Because people are staying home, I’ve read that once shy animals are venturing into suburbs to explore. Deer have always shared the woods where I live, though there is a bit less woods than there was 10 years ago. Deer are sentient beings, vegetarians (cud chewers), and have a compound stomach. They possess two odd little glands; the preorbital gland is a sac located at the front corner of the eye. It contains a waxy pouch. The metatarsal gland is found on the hind leg, in both sexes, and is marked by an accompanying tuft of long hair. These glands help deer identify each other. Male deer grow antlers, which begin to loosen shortly after rutting (mating), and fall off 1-2 months later. Yikes, if only the men in my story Grave Goddess lost their man part appendages that painlessly!  

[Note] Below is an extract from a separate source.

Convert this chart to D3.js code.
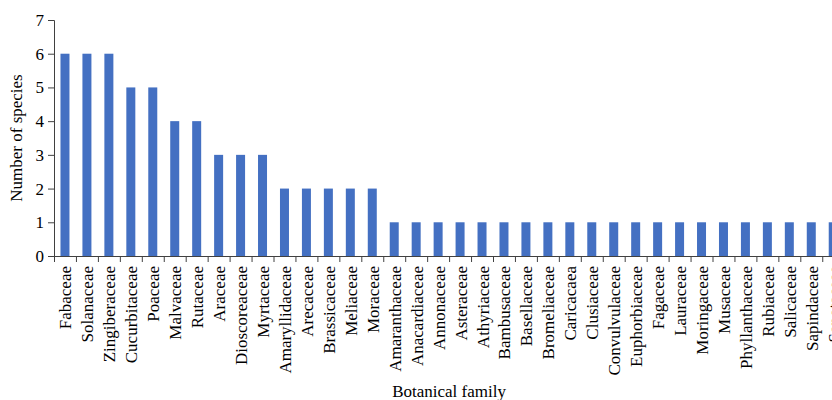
<!DOCTYPE html>
<html>
<head>
<meta charset="utf-8">
<script src="https://cdn.jsdelivr.net/npm/d3@7"></script>
<style>
  body { margin: 0; background: white; }
  svg { display: block; }
  text { font-family: "Liberation Serif", "Times New Roman", serif; fill: #000; }
</style>
</head>
<body>
<svg id="chart" width="832" height="400"></svg>
<script>
let families = ["Fabaceae", "Solanaceae", "Zingiberaceae", "Cucurbitaceae", "Poaceae",
    "Malvaceae", "Rutaceae", "Araceae", "Dioscoreaceae", "Myrtaceae", "Amaryllidaceae",
    "Arecaceae", "Brassicaceae", "Meliaceae", "Moraceae", "Amaranthaceae", "Anacardiaceae",
    "Annonaceae", "Asteraceae", "Athyriaceae", "Bambusaceae", "Basellaceae", "Bromeliaceae",
    "Caricacaea", "Clusiaceae", "Convulvulaceae", "Euphorbiaceae", "Fagaceae", "Lauraceae",
    "Moringaceae", "Musaceae", "Phyllanthaceae", "Rubiaceae", "Salicaceae", "Sapindaceae",
    "Sapotaceae"];
let species = [6, 6, 6, 5, 5, 4, 4, 3, 3, 3, 2, 2, 2, 2, 2,
    1, 1, 1, 1, 1, 1, 1, 1, 1, 1, 1, 1, 1, 1, 1, 1, 1, 1, 1, 1, 1];
let yTicks = [0, 1, 2, 3, 4, 5, 6, 7];

function makeChart(id) {
    let left = 54, top = 20, bottom = 256;
    let band = 21.95;

    let chart = d3.select("#" + id);

    let xScale = d3.scaleBand().domain(families)
        .range([left, left + band * families.length])
        .paddingInner(0.59).paddingOuter(0.295);
    let yScale = d3.scaleLinear().domain([0, 7]).range([bottom, top]);

    // bars
    chart.selectAll(".bar").data(families).enter().append("rect")
        .attr("class", "bar")
        .attr("x", d => xScale(d))
        .attr("y", (d, i) => yScale(species[i]))
        .attr("width", xScale.bandwidth())
        .attr("height", (d, i) => bottom - yScale(species[i]))
        .style("fill", "#4470C2");

    // y axis
    let yAxis = chart.append("g")
        .attr("transform", `translate(${left},0)`)
        .call(d3.axisLeft(yScale).tickValues(yTicks).tickFormat(d3.format("d")).tickSize(6).tickPadding(4));
    yAxis.selectAll("text").style("font-size", "17px");
    yAxis.selectAll("line, path").attr("stroke", "#404040");

    // x axis, ticks at band edges
    let step = xScale.step();
    let edges = d3.range(families.length + 1).map(i => left + i * step);
    chart.append("line")
        .attr("x1", left).attr("x2", left + step * families.length)
        .attr("y1", bottom + 0.5).attr("y2", bottom + 0.5)
        .attr("stroke", "#404040");
    chart.selectAll(".xtick").data(edges).enter().append("line")
        .attr("class", "xtick")
        .attr("x1", d => d + 0.5).attr("x2", d => d + 0.5)
        .attr("y1", bottom).attr("y2", bottom + 6)
        .attr("stroke", "#404040");

    chart.selectAll(".xlabel").data(families).enter().append("text")
        .attr("class", "xlabel")
        .attr("transform", d => `translate(${xScale(d) + xScale.bandwidth() / 2 + 6.5},${bottom + 10}) rotate(-90)`)
        .attr("text-anchor", "end")
        .style("font-size", "17px")
        .text(d => d);

    // titles
    chart.append("text")
        .attr("transform", `translate(22,${(top + bottom) / 2}) rotate(-90)`)
        .attr("text-anchor", "middle")
        .style("font-size", "17px")
        .text("Number of species");

    chart.append("text")
        .attr("x", (left + left + step * families.length) / 2)
        .attr("y", 397)
        .attr("text-anchor", "middle")
        .style("font-size", "17px")
        .text("Botanical family");
}

makeChart("chart");
</script>
</body>
</html>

It was the mythology related reading about deer worship, cults, and symbolism I found of greater interest. It convinced me there really was something to totems, shape shifting, and immortality. But I still didn’t understand why my father had chosen the deer as his totem. Why not a tiger, fierce mountain cat, or Leo the Lion? Then I remembered he’d once said that in the cat family, the female was the more deadly and powerful sex. The stag is sacred to the moon goddess. In a Greek myth, Actaeon stumbles into or is lured into a forbidden part of the woods, gets turned into a stag, and is killed. There are tales from every culture about deer priestesses that guard herds and punish hunters that exceed quotas, and countless tales of men meeting untimely deaths after offending a deer deity. My parents had been arguing minutes before his untimely death…

Then I found an answer in an old anthology of American poems my macho, six foot tall dad left behind. A page containing the poem The Buck in the Snow by Edna St. Vincent Millay was earmarked. He’d drawn antlers below the title. I read ‘…saw you not at beginning of evening the antlered buck and his doe? …now lies he here, his wild blood scalding the snow; how strange a thing is death…observe the feathers of snow, and the attentive eyes of the doe.’  

It’s that time of year to realize certain beings are adept at stirring things up, transforming the norm into something more, protecting, destroying, wresting power from the undeserving—while knowing the dreamworld and the real world depend on each other. It’s the time of year for certain myths to reappear, to dream and imagine, as Bing did, ‘what a pleasant place the world would be, if we had the holiday spirit all year.’ And it’s that time of year to remember Seuss’ Grinch likely came from the French word Grincheux, aka Grumpy in Snow White. Am I rambling? I need a night of undisturbed sleep—feeling a bit Grincheux, or witchy, or antlerless. Would someone please tell those wacky Who’s to pipe down?